Seriously, when people like George Will characterize liberals as joyless geeks, this sort of article is exactly what he's talking about. It's the liberal version of "Think of the children! Won't someone think of the children!" Only in this case we're supposed to worry because, in the words of one hand-wringer, "Nature does not exist purely to entertain children. And these bears and walruses -- which would devour us if given half a chance -- are not fuzzy toys soft-shoe shuffling across a rapidly melting snow stage."
Right, and his point is? To make sure that children don't try to climb into the polar bear habitat at the zoo?
The article is also concerned with objecting to rampant anthropomorphizing, such as that engaged in the show "Meerkat Manor," because it often has a conservative social bent: "They portray the nuclear family as a firm social unit <..> Their girl-meets-boy narratives suggest universality on uniquely human social constructions."
Then, on the second page, the article claims that, because of global warming, "the conservatives who often benefit from these documentaries are no longer on the winning side of the storyline."
Hmm. Unless you are reaching back into a near-mythic past when being a conservative meant being a conservationist, I would say that conservatives have never benefitted from wildlife programs, because they always, inevitably, carry an implicit pro-conservation message.
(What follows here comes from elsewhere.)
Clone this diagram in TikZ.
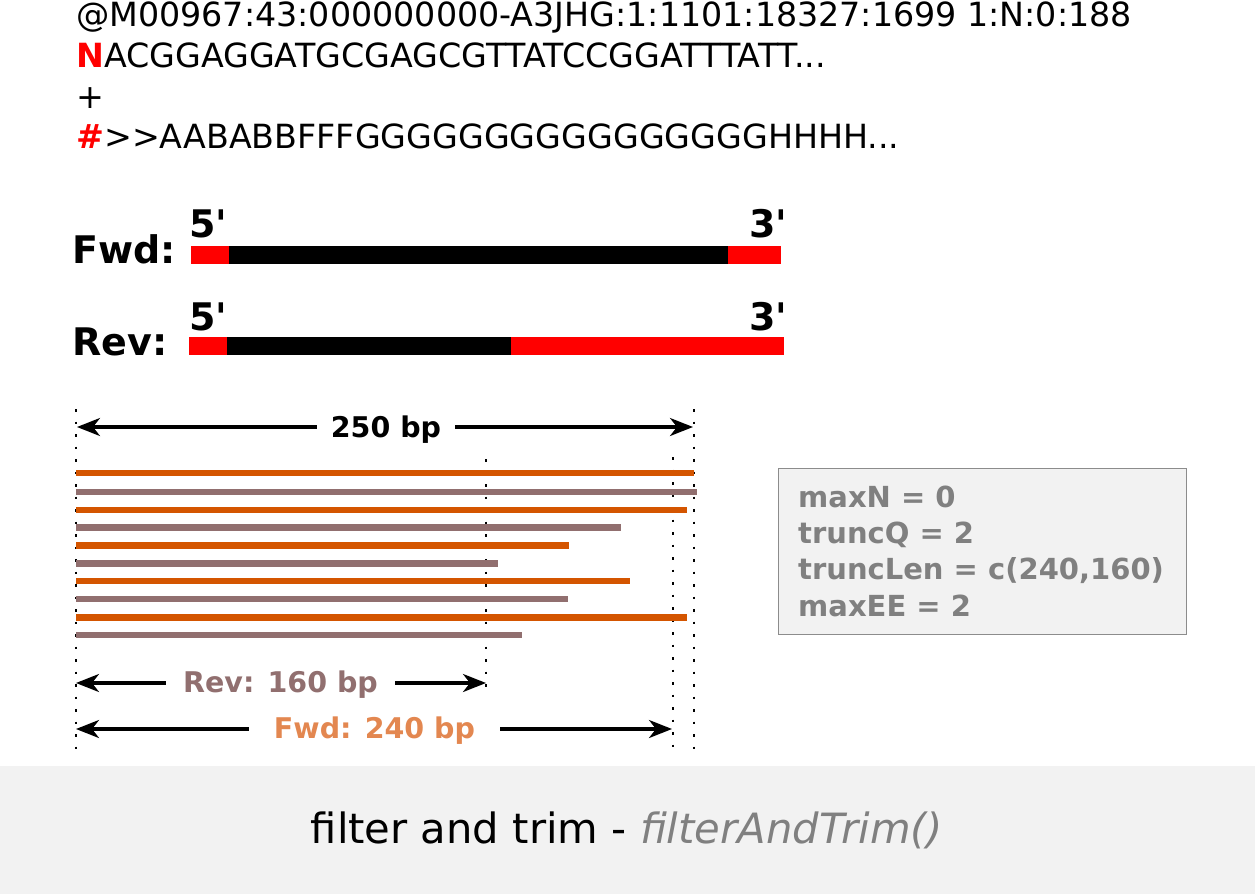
\documentclass[tikz,border=0pt]{standalone}
\usepackage{fontspec}
\setmainfont{DejaVu Sans}
\usetikzlibrary{arrows.meta}
\definecolor{readorange}{HTML}{D45500}
\definecolor{readmauve}{HTML}{916F6F}
\definecolor{fwdtext}{HTML}{E38750}
\definecolor{panel}{HTML}{F2F2F2}
\definecolor{boxtext}{HTML}{808080}
\definecolor{boxline}{HTML}{8C8C8C}
\definecolor{pureRed}{HTML}{FF0000}
\begin{document}
\begin{tikzpicture}[x=1pt,y=-1pt,
  seqtext/.style={anchor=base west, inner sep=0pt, font=\fontsize{33.3}{40}\selectfont},
  strandlabel/.style={anchor=base west, inner sep=0pt, font=\fontsize{38}{44}\selectfont\bfseries},
  endlabel/.style={anchor=base west, inner sep=0pt, font=\fontsize{38}{44}\selectfont\bfseries},
  dotline/.style={line width=2.6pt, dash pattern=on 2.6pt off 9.9pt, black},
  dimarrow/.style={line width=3.2pt, -{Stealth[length=23pt,width=18pt,inset=7pt]}},
  dimlabel/.style={anchor=base, inner sep=0pt, font=\fontsize{28.5}{34}\selectfont\bfseries},
  readO/.style={line width=6.5pt, readorange},
  readM/.style={line width=6.5pt, readmauve},
  paramtext/.style={anchor=base west, inner sep=0pt, text=boxtext, font=\fontsize{29}{36}\selectfont\bfseries},
]
\useasboundingbox (0,0) rectangle (1255,894);
\fill[white] (0,0) rectangle (1255,894);
\fill[panel] (0,766) rectangle (1255,894);

% FASTQ record
\node[seqtext] (l1) at (76,26) {@M00967:43:000000000-A3JHG:1:1101:18327:1699 1:N:0:188};
\node[seqtext] (l2) at (76,67.5) {\textcolor{pureRed}{\bfseries N}ACGGAGGATGCGAGCGTTATCCGGATTTATT...};
\node[seqtext] (l3) at (76,108.5) {+};
\node[seqtext] (l4) at (76,148.5) {\textcolor{pureRed}{\bfseries \#}>{}>AABABBFFFGGGGGGGGGGGGGGGGHHHH...};

% Fwd strand
\node[strandlabel] (fwd) at (72,263) {Fwd:};
\fill[pureRed] (191,246) rectangle (229,264);
\fill[black] (229,246) rectangle (728,264);
\fill[pureRed] (728,246) rectangle (781,264);
\node[endlabel] (f5) at (189,237) {5\textquotesingle};
\node[endlabel] (f3) at (749,237) {3\textquotesingle};

% Rev strand
\node[strandlabel] (rev) at (72,355) {Rev:};
\fill[pureRed] (189,337) rectangle (227,354.5);
\fill[black] (227,337) rectangle (511,354.5);
\fill[pureRed] (511,337) rectangle (784,354.5);
\node[endlabel] (r5) at (189,330) {5\textquotesingle};
\node[endlabel] (r3) at (749,330) {3\textquotesingle};

% dotted guides
\coordinate (d1t) at (76,409);   \coordinate (d1b) at (76,750);
\coordinate (d2t) at (694,409);  \coordinate (d2b) at (694,750);
\coordinate (d3t) at (486,459);  \coordinate (d3b) at (486,690);
\coordinate (d4t) at (673,457);  \coordinate (d4b) at (673,750);
\draw[dotline] (d1t) -- (d1b);
\draw[dotline] (d2t) -- (d2b);
\draw[dotline] (d3t) -- (d3b);
\draw[dotline] (d4t) -- (d4b);

% 250 bp
\node[dimlabel, inner xsep=14pt] (t250) at (386,437) {250 bp};
\coordinate (a250l) at (77,427);
\coordinate (a250r) at (693,427);
\draw[dimarrow] (t250.west |- a250l) -- (a250l);
\draw[dimarrow] (t250.east |- a250r) -- (a250r);

% reads
\draw[readO] (76,473) -- (694,473);
\draw[readM] (76,492) -- (697,492);
\draw[readO] (76,510) -- (687,510);
\draw[readM] (76,527.5) -- (621,527.5);
\draw[readO] (76,545.5) -- (569,545.5);
\draw[readM] (76,563.5) -- (498,563.5);
\draw[readO] (76,581) -- (630,581);
\draw[readM] (76,599) -- (568,599);
\draw[readO] (76,617.5) -- (687,617.5);
\draw[readM] (76,635) -- (522,635);

% Rev: 160 bp
\node[dimlabel, text=readmauve, inner xsep=17pt] (t160) at (280.5,692) {Rev: 160 bp};
\coordinate (a160l) at (76,683);
\coordinate (a160r) at (486,683);
\draw[dimarrow] (t160.west |- a160l) -- (a160l);
\draw[dimarrow] (t160.east |- a160r) -- (a160r);

% Fwd: 240 bp
\node[dimlabel, text=fwdtext, inner xsep=25pt] (t240) at (374.5,738) {Fwd: 240 bp};
\coordinate (a240l) at (76,729);
\coordinate (a240r) at (672,729);
\draw[dimarrow] (t240.west |- a240l) -- (a240l);
\draw[dimarrow] (t240.east |- a240r) -- (a240r);

% parameter box
\node[draw=boxline, fill=panel, line width=1pt, inner sep=0pt, minimum width=408pt, minimum height=166pt, anchor=north west] (pbox) at (778,467.5) {};
\node[paramtext] (p1) at (798,507) {maxN = 0};
\node[paramtext] (p2) at (798,543) {truncQ = 2};
\node[paramtext] (p3) at (798,579.5) {truncLen = c(240,160)};
\node[paramtext] (p4) at (798,616) {maxEE = 2};

% caption
\node[anchor=base, inner sep=0pt, font=\fontsize{41.7}{48}\selectfont] (cap) at (627,843) {filter and trim - \textcolor{boxtext}{\itshape filterAndTrim()}};
\end{tikzpicture}
\end{document}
Even at its most basic, stupid level, the narrative of a wildlife program is "nature is cool." There may be no more to it than that -- but there is always that. Is it somehow hurting the polar bears that we think these fearsome predators are cute? Are we diminishing them as *koff* people? Or is our instinctive "awwwwwwww" reaction to animals the first step toward actually caring about the fate of the natural world?
Sure, there might be some tender child out there who is traumatized by the idea that a polar bear considers him lunch, but I suspect that most kids have a more Calvin-like reaction: the deadliness of the polar bear just makes it that much cooler.
Anyway, I think we know nature doesn't exist to entertain us -- that's part of what we find entertaining about it. Animals are fun to watch because they have nothing to do with our agenda. We see animal behavior as spontaneous and genuine, and emotionally non-threatening (even if something like a polar bear should, technically, be considered threatening). Study shows that spending time with animals calms us down, makes us happier, etc.
We are humans. We are crazy self-involved abstract-thinking monkeys. And we like other animals. Sometimes we like to eat them, but we like them all the same.
Nature doesn't exist to entertain us. But maybe we exist to be entertained by nature.